On Good Friday I enjoyed the St. John Passion at my home church. It is one of Bach’s finest musical offerings, written in 1724 to be performed at his church in Leipzig. The most moving part for me of the whole work is the chorus “Rest Well,” the penultimate song. It is a devotional poem that bids farewell to the body of Jesus and asks for peace for believers.
Rest well, Thou holy body sleeping, that I may cease from further weeping.
Rest well, and let me, too, rest well.
The grace that is prepared for Thee, and holds no further grief for me,
Doth open heaven wide and close the gates of hell.
Rest well . . .
Lyrical and somber, it is the climax of the Passion.
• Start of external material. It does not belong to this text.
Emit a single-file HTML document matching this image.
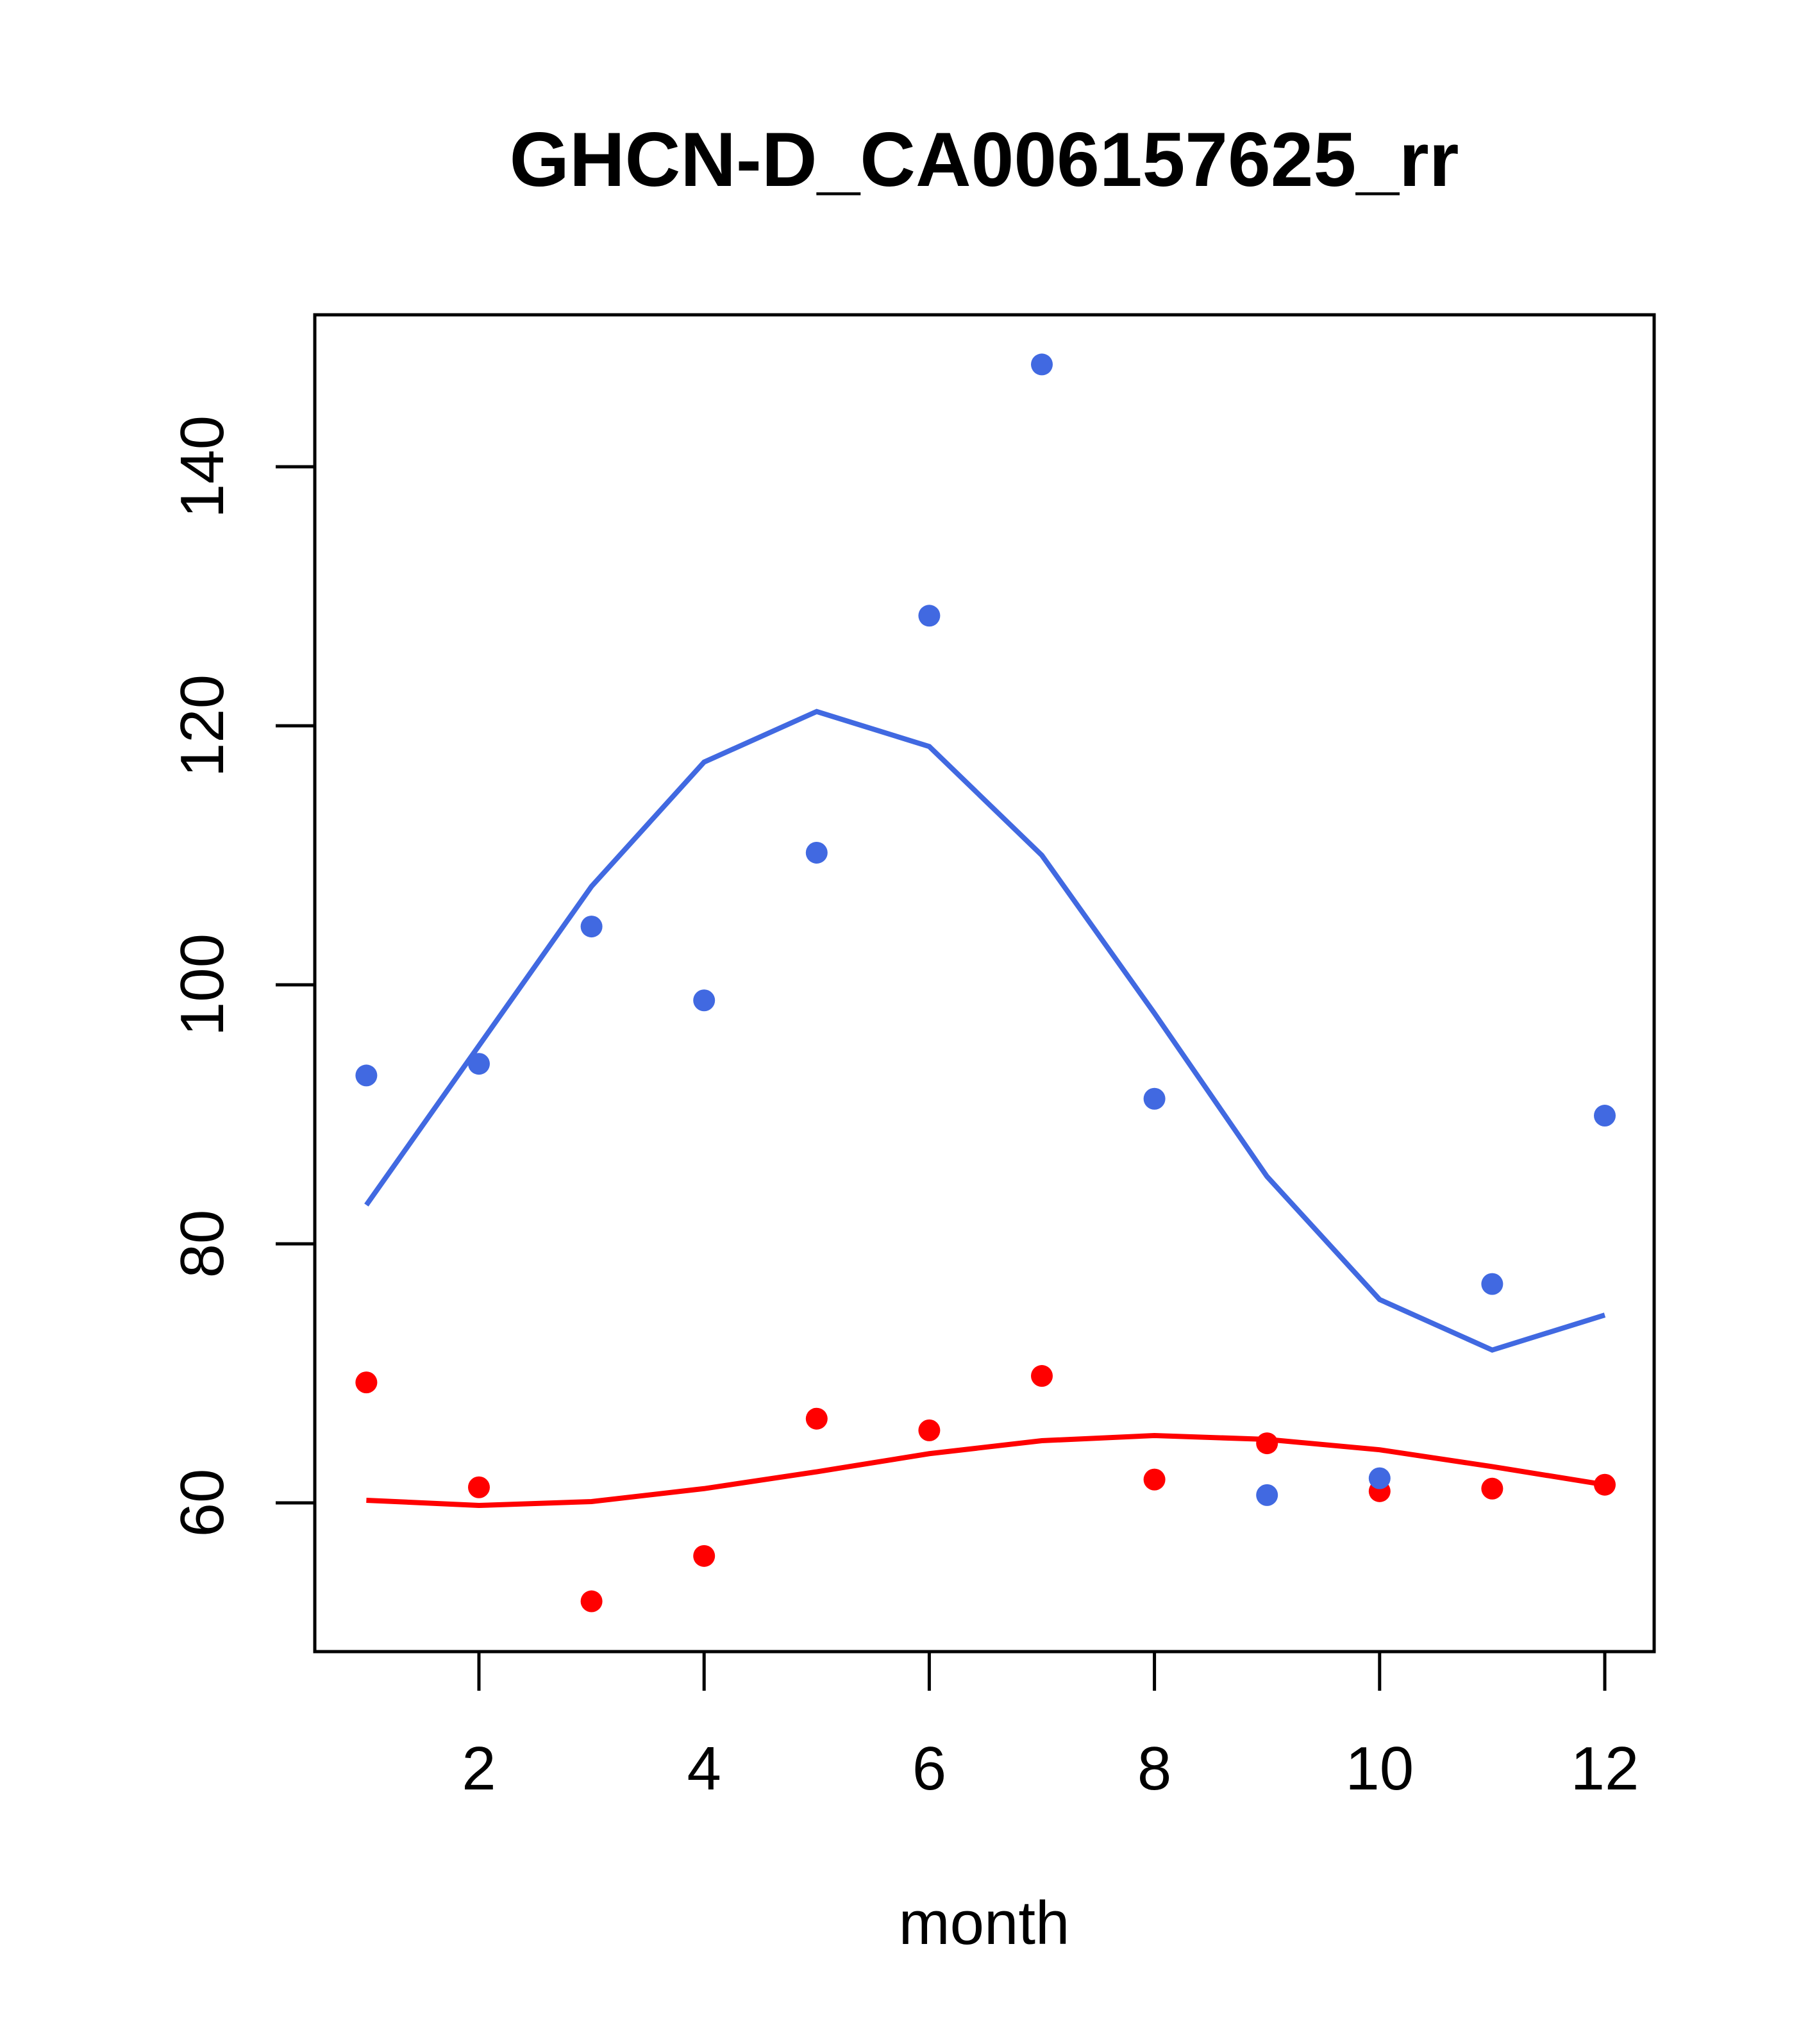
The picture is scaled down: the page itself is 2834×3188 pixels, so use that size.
<!DOCTYPE html>
<html><head><meta charset="utf-8"><style>body{margin:0;background:#fff}svg{display:block}</style></head>
<body>
<svg id="chart" width="2834" height="3188" viewBox="0 0 2834 3188" xmlns="http://www.w3.org/2000/svg" font-family="Liberation Sans, sans-serif">
<rect width="2834" height="3188" fill="#fff"/>
<text x="1535" y="290" font-size="120" font-weight="bold" text-anchor="middle">GHCN-D_CA006157625_rr</text>
<rect x="491" y="491" width="2089" height="2085" fill="none" stroke="#000" stroke-width="5"/>
<g id="xaxis"></g>
<g id="yaxis"></g>
<text x="1535" y="3032" font-size="96" text-anchor="middle">month</text>
<g id="marks"></g>
</svg>
<script>
const months=[1,2,3,4,5,6,7,8,9,10,11,12];
const xTicks=[2,4,6,8,10,12];
const yTicks=[60,80,100,120,140];
const bluePoints=[93.0,93.9,104.5,98.8,110.2,128.5,147.9,91.2,60.6,61.9,76.9,89.9];
const blueLine=[83.0,95.3,107.6,117.2,121.1,118.4,110.0,97.8,85.2,75.7,71.8,74.5];
const redPoints=[69.3,61.2,52.4,55.9,66.5,65.6,69.8,61.8,64.6,60.9,61.1,61.4];
const redLine=[60.2,59.8,60.1,61.1,62.4,63.8,64.8,65.2,64.9,64.1,62.8,61.4];
const NS='http://www.w3.org/2000/svg';
const X=m=>571.4+(m-1)*175.6;
const Y=v=>2344-(v-60)*20.2;
function mk(t,a,p){const e=document.createElementNS(NS,t);for(const k in a)e.setAttribute(k,a[k]);p.appendChild(e);return e;}
const xa=document.getElementById('xaxis'),ya=document.getElementById('yaxis'),mg=document.getElementById('marks');
xTicks.forEach(t=>{
 const l=mk('line',{x1:X(t),x2:X(t),y1:2576,y2:2637,stroke:'#000','stroke-width':5},xa);
 
 
 const tx=mk('text',{x:X(t),y:2791,'font-size':96,'text-anchor':'middle'},xa);tx.textContent=t;
 
 
});
yTicks.forEach(t=>{
 const l=mk('line',{x1:430,x2:491,y1:Y(t),y2:Y(t),stroke:'#000','stroke-width':5},ya);
 
 
 const tx=mk('text',{x:0,y:0,'font-size':96,'text-anchor':'middle',transform:`translate(348,${Y(t)}) rotate(-90)`},ya);tx.textContent=t;
 
 
});
function line(vals,col,name){
 const p=mk('polyline',{points:vals.map((v,i)=>X(months[i])+','+Y(v)).join(' '),fill:'none',stroke:col,'stroke-width':8},mg);
 
 
}
function pts(vals,col,name){
 vals.forEach((v,i)=>{const c=mk('circle',{cx:X(months[i]),cy:Y(v),r:17,fill:col},mg);
 
 });
}
line(blueLine,'#4169E1','blue-smooth-line');
line(redLine,'#FF0000','red-smooth-line');
pts(redPoints,'#FF0000','red-point');
pts(bluePoints,'#4169E1','blue-point');
</script>
</body></html>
The church has long puzzled about Holy Saturday, about which the Gospels are mostly silent, with the exception of Matthew 12:38-41. Was Jesus “resting” or was there other work to be completed? Later New Testament texts contended that “he descended into hell” and proclaimed release to the captives (1 Peter 3:19ff). One of the pastoral questions was whether those who died prior to Christ would have opportunity to hear the Gospel. Another question was about the meaning of “opening” or “closing” the gates of hell.
As the most controversial affirmation of the Apostles Creed, the idea of Jesus descending into the realm of the dead has proven challenging for interpreters. Some traditions refuse to include it, and few contemporary persons probe it theologically. Some scholars have suggested that it simply means Jesus suffered greatly on the cross; others contend that this trans-historical event reveals that hell is not eternal and that Jesus is Lord of heaven and earth, even beneath the earth where Hades or Sheol collected the dead. My friend Steve Harmon, adroit ecclesial theologian, describes this event as “about the unseen in the reality of death.”
We are now into Eastertide, suffused with the celebrative songs of resurrection and the smell of lilies. We offer glad thanks that the grave is not the end for those following the way of Jesus. Yet, we know that as the middle of the three days, between Good Friday and Sunday, Holy Saturday speaks deep truth to those whose lives are in bondage. There is no place that the Risen Christ cannot “harrow,” and he desires to meet all who live in hellish despair.
“Resting well,” thus is not just about the life of Jesus, but is the hope of all. When Christ rises, he finds ways to include those who long for his redemption, and invites those to this eternal rest.